The author challenges the conventional reading of Kernighan's quote about debugging being twice as hard as writing code. Rather than a warning to avoid clever techniques, it's an observation about a powerful growth mechanism. When you write code at your current ability level, you automatically create a debugging challenge that exceeds your current skill—forcing you to improve. This is "Kernighan's lever": a psychological mechanism that converts basic human drives like pride, stubbornness, and curiosity into sustained motivation for skill development.

Using the concept of "flow" (being fully immersed when challenge matches skill), the author maps out two paths: write below your ability and debug in the comfortable flow zone, or write at your ability and get pushed into the frustration zone where actual learning happens. The key insight is that cleverness isn't a fixed trait—it's acquired through exactly this kind of struggle. Every programmer wields techniques today that would have baffled their younger self, but that improvement came from debugging code they barely understood.

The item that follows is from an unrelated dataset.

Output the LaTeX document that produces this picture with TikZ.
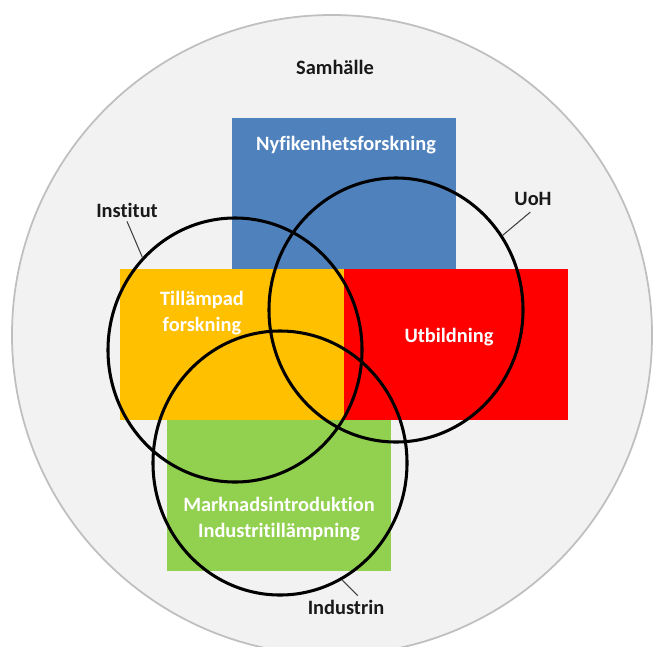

The practical implication is that deliberately writing simpler code to avoid debugging challenges—while sometimes necessary—harms long-term development if done consistently. The frustration of debugging clever code isn't a bug in the system; it's the feature that makes programmers improve. Without this automatic source of motivation, skills stagnate. The answer to Kernighan's rhetorical question "how will you ever debug it?" is straightforward: by tackling the problem and becoming more clever in the process.